Figure 19. AS Roma Ultra at the Stadio San Siro, his scarf reads: ‘I hope that God strikes you all with lightning,’ Milan, 2007.
As she began speaking I immediately felt stupid for having asked, but as she continued, and connected Curva Sud to southern Italy and its struggle since the creation of the Italian State to maintain its own values and traditions, I was overjoyed that I had asked. For how could I have hoped to understand anything I encountered in Rome if I had been content to go by the prejudices that I had lived — and loved — in America? Imagine that: I first came to appreciate the Confederate battle flag in Rome, both as a minor symbol of Curva Sud and as a broader symbol of Southern Italy’s defiance of Northern neoliberalism; and now back in Georgia I get to point reverently to a symbol that inspires so much hatred and devotion, but for reasons that would be foreign even to those who know me well.

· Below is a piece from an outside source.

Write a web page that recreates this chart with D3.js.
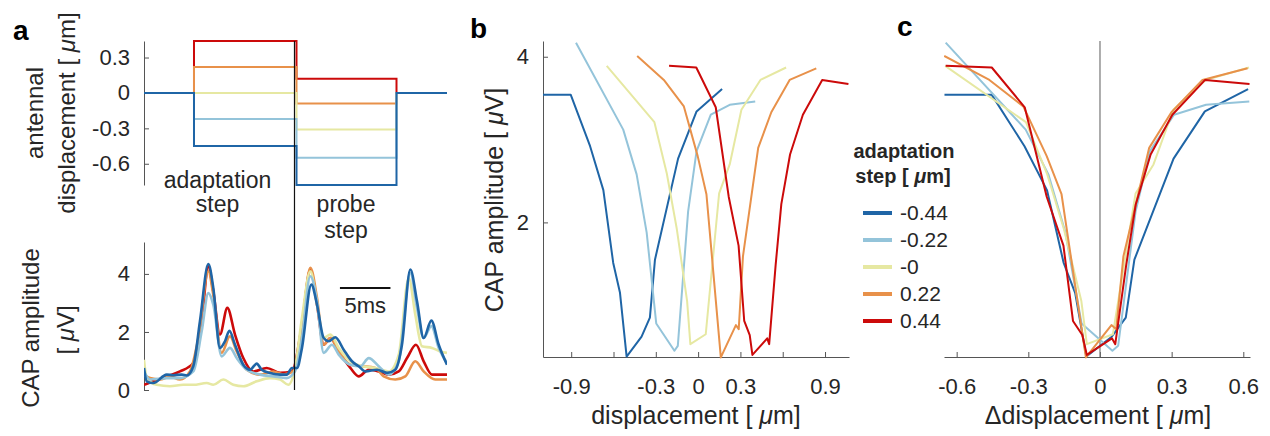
<!DOCTYPE html>
<html><head><meta charset="utf-8">
<script src="https://cdn.jsdelivr.net/npm/d3@7"></script>
<style>
body{margin:0;background:#fff}
svg{display:block}
text{font-family:"Liberation Sans",Arial,Helvetica,sans-serif;fill:#262626}
</style>
</head><body>
<svg id="chart" width="1270" height="436"></svg>
<script>
// ---------- data ----------
const seriesLabels = ["-0.44", "-0.22", "-0", "0.22", "0.44"];
const seriesColors = ["#1f65a6", "#94c4da", "#e6e8a2", "#e8914a", "#cc0a0a"];
const adaptLevel = [-0.45, -0.22, 0, 0.22, 0.44];
const probeLevel = [-0.78, -0.55, -0.31, -0.09, 0.12];
const stepTimes = [0, 4.95, 15.1, 25.0, 30];   // ms: start, adaptation on, probe on, probe off, end
const dividerTime = 14.9;
const scaleBarStart = 19.4, scaleBarLength = 5;

const dispTicksA = [0.3, 0, -0.3, -0.6];
const capTicks = [0, 2, 4];
const ampTicks = [2, 4];
const dispTicksB = [-0.9, -0.6, -0.3, 0, 0.3, 0.6, 0.9];
const dispTickLabelsB = [-0.9, -0.3, 0, 0.3, 0.9];
const deltaTicks = [-0.6, -0.3, 0, 0.3, 0.6];

// CAP traces (time ms, amplitude uV)
const capT0 = [0,0.27,0.92,2.25,2.90,3.73,4.23,4.88,5.54,6.37,6.86,7.52,8.02,8.45,9.01,9.83,10.50,11.16,11.65,12.48,13.47,14.13,14.65,15.15,15.64,16.57,17.13,17.79,18.29,18.94,19.77,20.59,21.26,21.91,23.07,24.06,24.88,25.54,26.37,27.03,27.69,28.45,29.18,30.0];
const capV0 = [0.76,0.30,0.24,0.53,0.51,0.53,0.50,0.82,2.37,4.34,3.52,1.45,1.68,2.04,1.56,0.87,0.70,0.91,0.70,0.59,0.53,0.53,0.76,0.76,1.45,3.63,2.94,1.79,1.68,1.82,1.39,0.99,0.82,0.64,0.70,0.59,0.70,1.56,4.15,3.06,1.79,2.39,1.56,0.87];
const capT1 = [0,0.59,2.25,3.56,4.88,5.71,6.37,6.86,7.69,8.51,9.18,10.17,11.49,12.80,14.13,14.95,15.64,16.47,17.13,17.79,18.61,19.28,20.43,21.42,22.25,23.24,24.23,25.22,26.37,27.03,27.69,28.45,29.18,30.0];
const capV1 = [0.64,0.36,0.41,0.41,0.64,2.02,3.34,2.94,1.16,1.45,1.10,0.70,0.53,0.47,0.41,0.64,1.79,3.92,3.06,1.28,1.56,1.22,0.87,0.82,1.10,0.82,0.53,0.99,4.03,2.83,1.79,2.20,1.45,0.93];
const capT2 = [0,0.27,1.26,2.57,3.89,4.88,6.21,6.86,7.85,8.84,9.83,11.16,12.48,13.47,14.29,14.95,15.64,16.47,17.13,17.79,18.45,19.28,20.43,21.58,22.90,24.23,25.22,26.21,26.86,27.52,28.51,29.34,30.0];
const capV2 = [1.04,0.41,0.18,0.13,0.18,0.18,0.24,0.18,0.36,0.18,0.13,0.30,0.41,0.36,0.18,0.75,2.48,4.09,2.94,1.79,1.91,1.45,0.99,0.82,0.76,0.64,1.22,3.86,2.60,1.51,1.45,1.33,1.28];
const capT3 = [0,0.59,1.58,2.57,3.56,4.55,5.38,6.37,6.86,7.69,8.51,9.18,10.17,11.49,12.80,13.79,14.78,15.64,16.47,17.13,17.79,18.45,19.28,20.43,21.58,22.90,23.73,24.88,25.87,26.86,27.69,28.84,30.0];
const capV3 = [0.53,0.41,0.36,0.47,0.36,0.64,1.79,4.09,3.29,1.28,1.85,1.33,0.70,0.53,0.64,0.53,0.64,2.25,4.21,3.17,1.56,1.79,1.33,0.87,0.82,0.76,0.47,0.36,0.47,0.99,0.64,0.36,0.36];
const capT4 = [0,0.92,2.25,3.56,4.88,5.71,6.37,6.86,7.52,8.25,9.01,9.83,10.82,12.15,13.47,14.65,15.64,16.47,17.13,17.79,18.45,19.28,20.43,21.26,22.25,23.24,24.23,25.22,26.04,26.93,27.69,28.51,30.0];
const capV4 = [0.18,0.30,0.47,0.64,0.93,2.37,4.26,3.40,1.91,2.83,1.91,1.10,0.64,0.76,0.59,0.64,2.25,4.15,2.94,1.56,1.79,1.33,0.76,0.47,0.70,0.64,0.53,0.64,1.10,1.56,0.99,0.53,0.53];

// probe displacement (um) vs CAP amplitude (uV)
const probeX0 = [-1.101,-0.903,-0.766,-0.672,-0.602,-0.554,-0.507,-0.401,-0.342,-0.306,-0.142,-0.011,0.170];
const ampY0   = [3.54,3.54,2.92,2.39,1.51,1.15,0.38,0.62,0.85,1.55,2.77,3.34,3.61];
const probeX1 = [-0.866,-0.531,-0.436,-0.365,-0.297,-0.168,-0.144,-0.071,-0.011,0.090,0.224,0.405];
const ampY1   = [4.17,3.12,2.58,1.88,0.78,0.45,0.51,2.13,2.86,3.30,3.42,3.46];
const probeX2 = [-0.648,-0.310,-0.222,-0.151,-0.078,-0.055,0.054,0.149,0.224,0.307,0.442,0.624];
const ampY2   = [3.89,3.21,2.59,1.92,1.05,0.53,0.65,2.35,2.70,3.36,3.72,3.87];
const probeX3 = [-0.432,-0.243,-0.101,-0.003,0.059,0.161,0.268,0.288,0.318,0.426,0.519,0.649,0.838];
const ampY3   = [4.01,3.72,3.40,2.80,2.34,0.37,0.76,0.71,1.59,2.90,3.33,3.72,3.86];
const probeX4 = [-0.206,-0.013,0.125,0.217,0.287,0.327,0.366,0.385,0.490,0.504,0.550,0.590,0.652,0.743,0.880,1.066];
const ampY4   = [3.89,3.87,3.39,2.31,1.72,0.81,0.64,0.40,0.60,0.53,1.49,2.22,2.82,3.30,3.72,3.67];

const capT = [capT0, capT1, capT2, capT3, capT4];
const capV = [capV0, capV1, capV2, capV3, capV4];
const probeX = [probeX0, probeX1, probeX2, probeX3, probeX4];
const ampY = [ampY0, ampY1, ampY2, ampY3, ampY4];

// ---------- drawing ----------
const svg = d3.select("#chart");
const axisColor = "#555", textColor = "#262626";
const defs = svg.append("defs");

function styleAxis(g, fs) {
  g.attr("font-size", null).attr("font-family", null);
  g.select(".domain").attr("stroke", axisColor).attr("stroke-width", 1);
  g.selectAll(".tick line").attr("stroke", axisColor);
  g.selectAll(".tick text").attr("fill", textColor).style("font-size", fs + "px");
}
function addText(x, y, parts, o) {
  o = o || {};
  const t = svg.append("text")
    .attr("text-anchor", o.anchor || "middle")
    .style("font-size", (o.size || 24) + "px")
    .style("font-weight", o.bold ? "bold" : null)
    .attr("transform", `translate(${x},${y})` + (o.rot ? ` rotate(${o.rot})` : ""));
  parts.forEach(p => {
    const s = t.append("tspan").text(p[0]);
    if (p[1]) s.style("font-style", "italic");
  });
  return t;
}

// ===== Panel a =====
const xa = d3.scaleLinear().domain([0, 30]).range([144, 447]);
const yaTop = d3.scaleLinear().domain([-0.78, 0.44]).range([185, 41]);
const yaBot = d3.scaleLinear().domain([0, 5.1]).range([390, 242]);

svg.append("g").attr("transform", `translate(${xa(0)},0)`)
  .call(d3.axisLeft(yaTop).tickValues(dispTicksA).tickFormat(d => String(d)).tickSize(-5).tickSizeOuter(0).tickPadding(14))
  .call(g => styleAxis(g, 22));
svg.append("g").attr("transform", `translate(${xa(0)},0)`)
  .call(d3.axisLeft(yaBot).tickValues(capTicks).tickFormat(d => String(d)).tickSize(-5).tickSizeOuter(0).tickPadding(14))
  .call(g => styleAxis(g, 22));

// step stimuli (dark blue drawn last, on top)
const stepLine = d3.line().x(d => xa(d[0])).y(d => yaTop(d[1]));
[4, 3, 2, 1, 0].forEach(i => {
  const a = adaptLevel[i], p = probeLevel[i];
  const pts = [[stepTimes[0], 0], [stepTimes[1], 0], [stepTimes[1], a], [stepTimes[2], a],
               [stepTimes[2], p], [stepTimes[3], p], [stepTimes[3], 0], [stepTimes[4], 0]];
  svg.append("path").attr("d", stepLine(pts)).attr("fill", "none")
    .attr("stroke", seriesColors[i]).attr("stroke-width", 2);
});

// CAP traces
defs.append("clipPath").attr("id", "clipA").append("rect")
  .attr("x", xa(0)).attr("y", 230).attr("width", xa(30) - xa(0)).attr("height", 170);
const capLine = d3.line().x(d => xa(d[0])).y(d => yaBot(d[1])).curve(d3.curveMonotoneX);
[4, 3, 2, 1, 0].forEach(i => {
  const pts = capT[i].map((t, k) => [t, capV[i][k]]);
  svg.append("path").attr("clip-path", "url(#clipA)").attr("d", capLine(pts))
    .attr("fill", "none").attr("stroke", seriesColors[i]).attr("stroke-width", 2.6)
    .attr("stroke-linejoin", "round");
});

// divider line
svg.append("line").attr("x1", xa(dividerTime)).attr("x2", xa(dividerTime))
  .attr("y1", 41).attr("y2", 390).attr("stroke", "#111").attr("stroke-width", 1.2);

// scale bar
svg.append("line").attr("x1", xa(scaleBarStart)).attr("x2", xa(scaleBarStart + scaleBarLength))
  .attr("y1", 288).attr("y2", 288).attr("stroke", "#111").attr("stroke-width", 2);
addText((xa(scaleBarStart) + xa(scaleBarStart + scaleBarLength)) / 2, 313, [["5ms"]], {size: 22});

// annotations
addText(217.5, 188, [["adaptation"]], {size: 23});
addText(217.5, 212, [["step"]], {size: 23});
addText(346, 212, [["probe"]], {size: 23});
addText(346, 238, [["step"]], {size: 23});

// axis titles panel a
addText(43, 113, [["antennal"]], {rot: -90, size: 24});
addText(75, 113, [["displacement [ "], ["\u03BC", true], ["m]"]], {rot: -90, size: 24});
addText(39, 328, [["CAP amplitude"]], {rot: -90, size: 24});
addText(74, 330, [["[ "], ["\u03BC", true], ["V]"]], {rot: -90, size: 24});

// ===== Panel b =====
const xb = d3.scaleLinear().domain([-1.1, 1.07]).range([543, 849]);
const yb = d3.scaleLinear().domain([0.375, 4.19]).range([357, 41]);

svg.append("g").attr("transform", `translate(0,${yb.range()[0]})`)
  .call(d3.axisBottom(xb).tickValues(dispTicksB)
    .tickFormat(d => dispTickLabelsB.includes(d) ? String(d) : "")
    .tickSize(-5).tickSizeOuter(0).tickPadding(21))
  .call(g => styleAxis(g, 22));
svg.append("g").attr("transform", `translate(${xb.range()[0]},0)`)
  .call(d3.axisLeft(yb).tickValues(ampTicks).tickFormat(d => String(d)).tickSize(-5).tickSizeOuter(0).tickPadding(14))
  .call(g => styleAxis(g, 22));

defs.append("clipPath").attr("id", "clipB").append("rect")
  .attr("x", 543).attr("y", 35).attr("width", 306).attr("height", 325);
const lineB = d3.line().x(d => xb(d[0])).y(d => yb(d[1]));
probeX.forEach((xs, i) => {
  const pts = xs.map((x, k) => [x, ampY[i][k]]);
  svg.append("path").attr("clip-path", "url(#clipB)").attr("d", lineB(pts)).attr("fill", "none")
    .attr("stroke", seriesColors[i]).attr("stroke-width", 2).attr("stroke-linejoin", "round");
});

addText(696, 424, [["displacement [ "], ["\u03BC", true], ["m]"]], {size: 25});
addText(503, 200, [["CAP amplitude [ "], ["\u03BC", true], ["V]"]], {rot: -90, size: 25});

// ===== Panel c =====
const xc = d3.scaleLinear().domain([-0.653, 0.628]).range([944, 1250]);
const yc = yb;

svg.append("g").attr("transform", `translate(0,${yc.range()[0]})`)
  .call(d3.axisBottom(xc).tickValues(deltaTicks).tickFormat(d => String(d))
    .tickSize(-5).tickSizeOuter(0).tickPadding(21))
  .call(g => styleAxis(g, 22));

svg.append("line").attr("x1", xc(0)).attr("x2", xc(0)).attr("y1", 41).attr("y2", yc.range()[0])
  .attr("stroke", "#777").attr("stroke-width", 1.2);

defs.append("clipPath").attr("id", "clipC").append("rect")
  .attr("x", 944).attr("y", 35).attr("width", 306).attr("height", 325);
const lineC = d3.line().x(d => xc(d[0])).y(d => yc(d[1]));
probeX.forEach((xs, i) => {
  const pts = xs.map((x, k) => [x - adaptLevel[i], ampY[i][k]]);
  svg.append("path").attr("clip-path", "url(#clipC)").attr("d", lineC(pts)).attr("fill", "none")
    .attr("stroke", seriesColors[i]).attr("stroke-width", 2).attr("stroke-linejoin", "round");
});

addText(1098, 424, [["\u0394"], ["displacement [ "], ["\u03BC", true], ["m]"]], {size: 25});

// legend
addText(904, 158, [["adaptation"]], {size: 20, bold: true});
addText(903, 183, [["step [ "], ["\u03BC", true], ["m]"]], {size: 20, bold: true});
seriesLabels.forEach((lab, i) => {
  const y = 213 + i * 27;
  svg.append("line").attr("x1", 863).attr("x2", 892).attr("y1", y).attr("y2", y)
    .attr("stroke", seriesColors[i]).attr("stroke-width", 4);
  addText(900, y + 7, [[lab]], {size: 21, anchor: "start"});
});

// panel letters
addText(13, 40, [["a"]], {size: 28, bold: true, anchor: "start"}).style("fill", "#000");
addText(470, 38, [["b"]], {size: 28, bold: true, anchor: "start"}).style("fill", "#000");
addText(897, 36, [["c"]], {size: 28, bold: true, anchor: "start"}).style("fill", "#000");
</script>
</body></html>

Meanwhile, Curva Sud Roma continued to fight against the multicultural and neoliberal morality regime that was being imposed upon the Italian populace. The strike that was in effect when we departed in January, 2008 lasted 3 more weeks. We returned to Rome in May of that year to witness AS Roma’s Coppa Italia triumph over Inter Milan. Although we got to visit the River Bar and to embrace some of our friends before the game, we watched the match while roving along the lower level of Tribuna Tevere: a long-standing haunt of the most violent Ultras during big rivalry games because it allows access to opposing Ultras. Because we had season tickets until the summer of 2009, we returned to Rome for several more games, unwilling and unable to give up on the life that we had begun creating there, to say nothing of the danger and dynamism that we had come to crave.